Expository Essay on SCADA Technology in Computer Networking

Introduction

SCADA is an acronym that stands for Supervisory Control and Data Acquisition. This is a computer system that is utilized in the collection and analysis of real-time data (Li, Duo, Yoshizumi & Mai Kiuchi 311). These systems are used in monitoring and controlling a piece of plant equipment in many industries such as transport, telecommunications, oil and gas refining, energy and water, and waste control. SCADA can be said to be a system of software and hardware components that enable industrial organizations to be able to control industrial procedures remotely or locally, monitor, collect and even process real-time data, directly interact with installations and other devices such as motors, valves, pumps, sensors and many more via the human-machine interface (HMI) software (Li et al. 367).
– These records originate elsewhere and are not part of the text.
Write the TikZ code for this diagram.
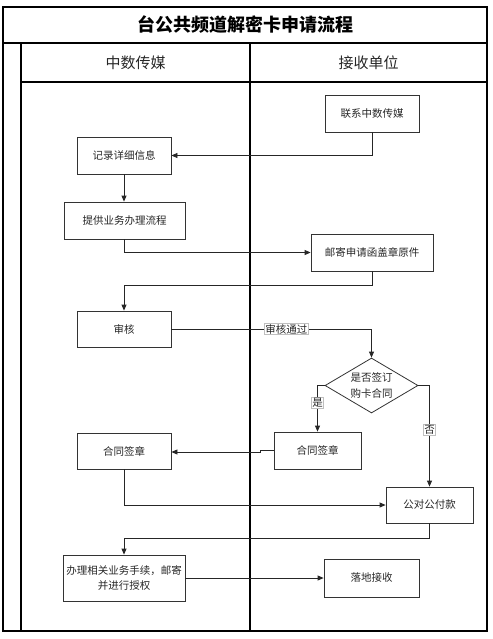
\documentclass[tikz,border=0pt]{standalone}
\usepackage{fontspec}
\setmainfont{Noto Sans CJK SC}
\usetikzlibrary{arrows.meta,shapes.geometric}
\begin{document}
\begin{tikzpicture}[x=1pt,y=-1pt,
  lane/.style={draw=black,line width=1.1pt},
  box/.style={draw=black!80,line width=0.8pt,rectangle,inner sep=1pt,align=center,
    font=\fontsize{10.5}{15.5}\selectfont,text=black!85},
  dec/.style={draw=black!80,line width=0.8pt,diamond,aspect=1.7,inner sep=0pt,align=center,
    font=\fontsize{10.5}{16}\selectfont,text=black!85},
  arr/.style={draw=black!85,line width=0.8pt,-{Triangle[length=6pt,width=5pt]}},
  lbl/.style={fill=white,draw=black!25,line width=0.4pt,inner sep=0.8pt,
    font=\fontsize{10.5}{12}\selectfont,text=black!85},
  head/.style={font=\fontsize{15}{18}\selectfont,text=black!85},
]
\useasboundingbox (0,0) rectangle (492,639);
% frame and lanes
\draw[lane] (3,7) rectangle (487,631);
\draw[lane] (3,43) -- (487,43);
\draw[lane] (21,43) -- (21,631);
\draw[lane] (21,82) -- (487,82);
\draw[lane] (250,43) -- (250,631);
\node[font=\fontsize{18}{20}\selectfont\bfseries] (title) at (245,25) {台公共频道解密卡申请流程};
\node[head] (h1) at (135.5,62.5) {中数传媒};
\node[head] (h2) at (368.5,62.5) {接收单位};
% boxes
\node[box,minimum width=94pt,minimum height=37pt] (lx) at (372,113.5) {联系中数传媒};
\node[box,minimum width=94pt,minimum height=37pt] (jl) at (124,155.5) {记录详细信息};
\node[box,minimum width=121pt,minimum height=37pt] (tg) at (124.5,220.5) {提供业务办理流程};
\node[box,minimum width=122pt,minimum height=37pt] (yj) at (372,252.5) {邮寄申请函盖章原件};
\node[box,minimum width=94pt,minimum height=36pt] (sh) at (124,329) {审核};
\node[dec,minimum width=93pt,minimum height=55pt] (dia) at (371.5,385.5) {是否签订\\购卡合同};
\node[box,minimum width=87pt,minimum height=37pt] (rsig) at (317.5,450.5) {合同签章};
\node[box,minimum width=94pt,minimum height=36pt] (lsig) at (124,451) {合同签章};
\node[box,minimum width=87pt,minimum height=36pt] (gd) at (429.5,505) {公对公付款};
\node[box,minimum width=122pt,minimum height=46pt] (bl) at (124,578) {办理相关业务手续，邮寄\\并进行授权};
\node[box,minimum width=95pt,minimum height=38pt] (ld) at (371.5,578) {落地接收};
% connectors
\draw[arr] (lx.south) |- (jl.east);
\draw[arr] (jl.south) -- (jl.south |- tg.north);
\draw[arr] (tg.south) |- (yj.west);
\draw[arr] (yj.south) -- ++(0,14) -| (sh.north);
\draw[arr] (sh.east) -| node[lbl,pos=0.287] (lpass) {审核通过} (dia.north);
\draw[arr] (dia.west) -| node[lbl,pos=0.69] (lyes) {是} (rsig.north);
\draw[arr] (dia.east) -| node[lbl,pos=0.72] (lno) {否} (gd.north);
\draw[arr] (rsig.west) -- ++(-13,0) |- ([yshift=-1pt]lsig.east);
\draw[arr] (lsig.south) |- (gd.west);
\draw[arr] (gd.south) -- ++(0,15) -| (bl.north);
\draw[arr] (bl.east) -- (ld.west);
\end{tikzpicture}
\end{document}
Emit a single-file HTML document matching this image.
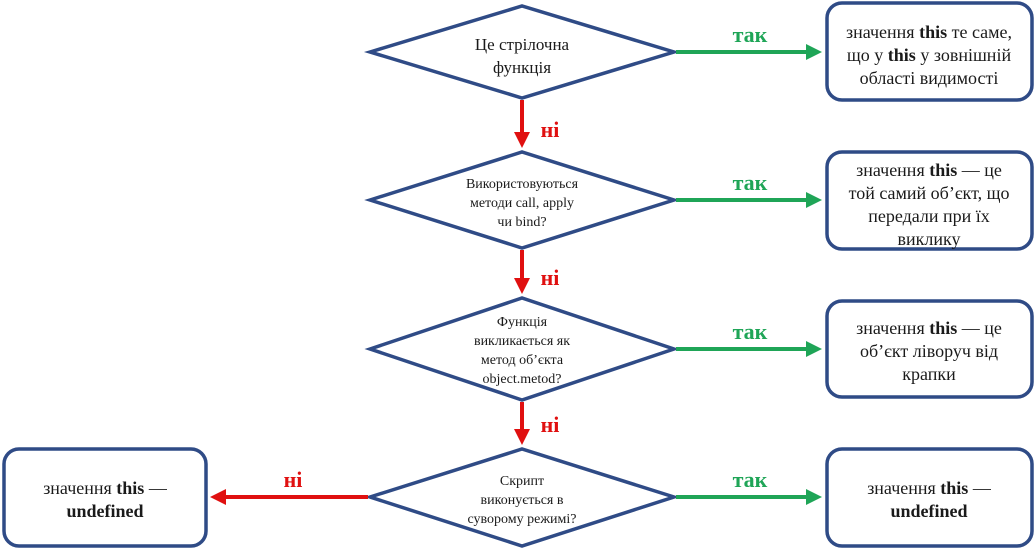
<!DOCTYPE html>
<html><head><meta charset="utf-8"><style>
body{margin:0;background:#fff}
svg text{font-family:"Liberation Serif",serif;fill:#1a1a1a}
.g{fill:#1fa557;font-weight:bold;font-size:22px}
.r{fill:#e01010;font-weight:bold;font-size:22px}
</style></head><body>
<svg width="1034" height="551" viewBox="0 0 1034 551">
<defs>
<marker id="ag" markerWidth="4" markerHeight="4" refX="3" refY="2" orient="auto"><path d="M0,0L4,2L0,4Z" fill="#1fa557"/></marker>
<marker id="ar" markerWidth="4" markerHeight="4" refX="3" refY="2" orient="auto"><path d="M0,0L4,2L0,4Z" fill="#e01010"/></marker>
</defs>
<g fill="#fff" stroke="#2f4b86" stroke-width="3.5">
<polygon points="370,52 522,6 674,52 522,98"/>
<polygon points="370,200 522,152 674,200 522,248"/>
<polygon points="370,349 522,298 674,349 522,400"/>
<polygon points="370,497 522,449 674,497 522,546"/>
<rect x="827" y="3" width="205" height="97" rx="15"/>
<rect x="827" y="152" width="205" height="97" rx="15"/>
<rect x="827" y="301" width="205" height="96" rx="15"/>
<rect x="827" y="449" width="205" height="97" rx="15"/>
<rect x="4" y="449" width="202" height="97" rx="15"/>
</g>
<g stroke="#1fa557" stroke-width="4">
<line x1="676" y1="52" x2="818" y2="52" marker-end="url(#ag)"/>
<line x1="676" y1="200" x2="818" y2="200" marker-end="url(#ag)"/>
<line x1="676" y1="349" x2="818" y2="349" marker-end="url(#ag)"/>
<line x1="676" y1="497" x2="818" y2="497" marker-end="url(#ag)"/>
</g>
<g stroke="#e01010" stroke-width="4">
<line x1="522" y1="100" x2="522" y2="144" marker-end="url(#ar)"/>
<line x1="522" y1="250" x2="522" y2="290" marker-end="url(#ar)"/>
<line x1="522" y1="402" x2="522" y2="441" marker-end="url(#ar)"/>
<line x1="368" y1="497" x2="214" y2="497" marker-end="url(#ar)"/>
</g>
<text class="g" x="750" y="42" text-anchor="middle">так</text>
<text class="g" x="750" y="190" text-anchor="middle">так</text>
<text class="g" x="750" y="339" text-anchor="middle">так</text>
<text class="g" x="750" y="487" text-anchor="middle">так</text>
<text class="r" x="550" y="137" text-anchor="middle">ні</text>
<text class="r" x="550" y="285" text-anchor="middle">ні</text>
<text class="r" x="550" y="432" text-anchor="middle">ні</text>
<text class="r" x="293" y="487" text-anchor="middle">ні</text>
<g text-anchor="middle" font-size="17">
<text x="522" y="50">Це стрілочна</text><text x="522" y="73">функція</text>
</g>
<g text-anchor="middle" font-size="14">
<text x="522" y="188">Використовуються</text><text x="522" y="207">методи call,  apply</text><text x="522" y="226">чи bind?</text>
<text x="522" y="326">Функція</text><text x="522" y="345">викликається як</text><text x="522" y="364">метод об’єкта</text><text x="522" y="383">object.metod?</text>
<text x="522" y="485">Скрипт</text><text x="522" y="504">виконується в</text><text x="522" y="523">суворому режимі?</text>
</g>
<g text-anchor="middle" font-size="18">
<text x="929" y="38">значення <tspan font-weight="bold">this</tspan> те саме,</text>
<text x="929" y="61">що у <tspan font-weight="bold">this</tspan> у зовнішній</text>
<text x="929" y="84">області видимості</text>
<text x="929" y="176">значення <tspan font-weight="bold">this</tspan> — це</text>
<text x="929" y="199">той самий об’єкт, що</text>
<text x="929" y="222">передали при їх</text>
<text x="929" y="245">виклику</text>
<text x="929" y="334">значення <tspan font-weight="bold">this</tspan> — це</text>
<text x="929" y="357">об’єкт ліворуч від</text>
<text x="929" y="380">крапки</text>
<text x="929" y="494">значення <tspan font-weight="bold">this</tspan> —</text>
<text x="929" y="517" font-weight="bold">undefined</text>
<text x="105" y="494">значення <tspan font-weight="bold">this</tspan> —</text>
<text x="105" y="517" font-weight="bold">undefined</text>
</g>
</svg>
</body></html>
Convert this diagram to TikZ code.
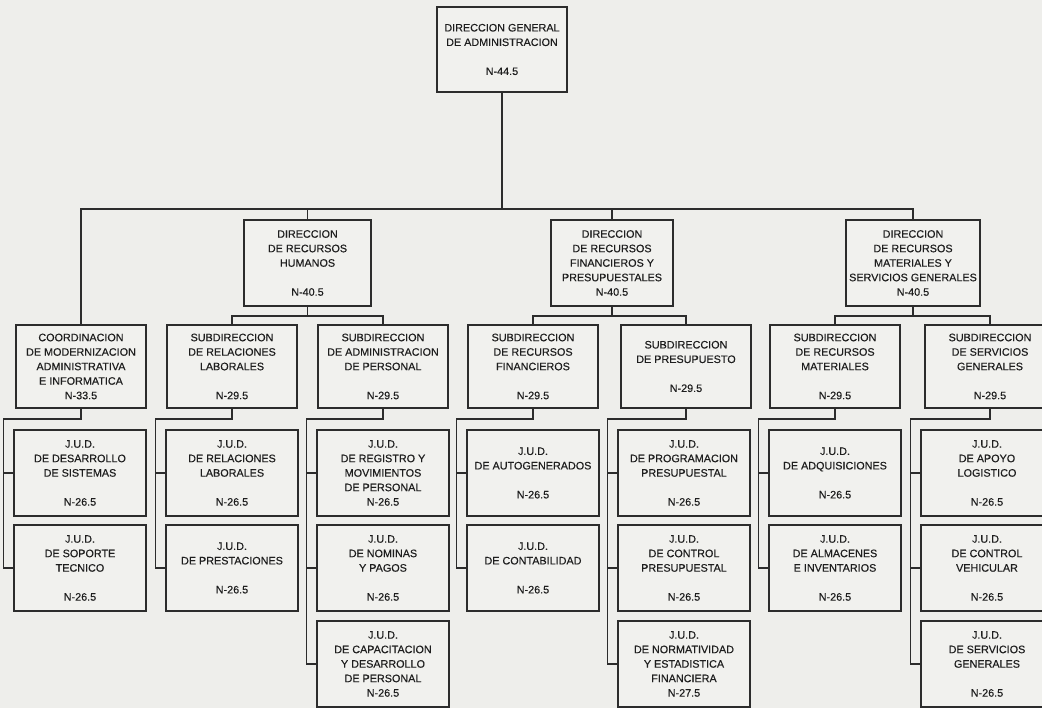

This system also allows industrial organizations to record events into a log file. The SCADA systems are vital for all industrial organizations as they help in the maintenance of efficiency, data processing to ensure smarter decisions and also communicate these problems to help mitigate downtime.

How does the SCADA System Work?

The SCADA system collects information such as, in areas where a leak has occurred in a pipeline and transfers this info back to the central control site. This alerts the control station that a leak has occurred and carried out all the necessary analysis as well as control through actions such as the determination of if the hole is critical, hence displaying the data in a logical and organized manner (Ruiz, Luis, Hugo & Romero 34). SCADA systems range from simple monitors of the environmental conditions of a small office building to a very complex system that monitors all the activities that are carried out in a nuclear power plant or even an entire operation of a water system in a municipality. These systems were introduced in the 1960s, and their use and technology have increased over the years (Kondratenko & Yuriy 445).

Basic SCADA Architecture

The underlying SCADA architecture is built on programmable logic controls (PLCs) or even the remote terminal units (RTUs). Both the RTUs and PLCs are microcomputers that are involved in the communication with numerous objects that including factory machinery installations, sensors HMIs, and end devices. The information that is gathered from these devices and objects is then routed to the main computers that have the SCADA software (Kondratenko & Yuriy 445). Therefore, the SCADA software helps in the processing, distribution as well as display of the data hence helping the operators as well as all other employees to be able to analyze the data and information collected to make critical decisions. For instance, the SCADA system can abruptly notify the operator that a section of the product is having a high incidence of errors. The person who receives this information is then able to pause the operation and view the SCADA system data through the utilization of the HMI to identify the cause of the problem. The operator can review the data that has been collected to discover the machine that is faulty in the production procedure. The ability of the SCADA system to notify the person operating the devices of the problem helps him or her to solve the issue as well as prevent any further loss of the product.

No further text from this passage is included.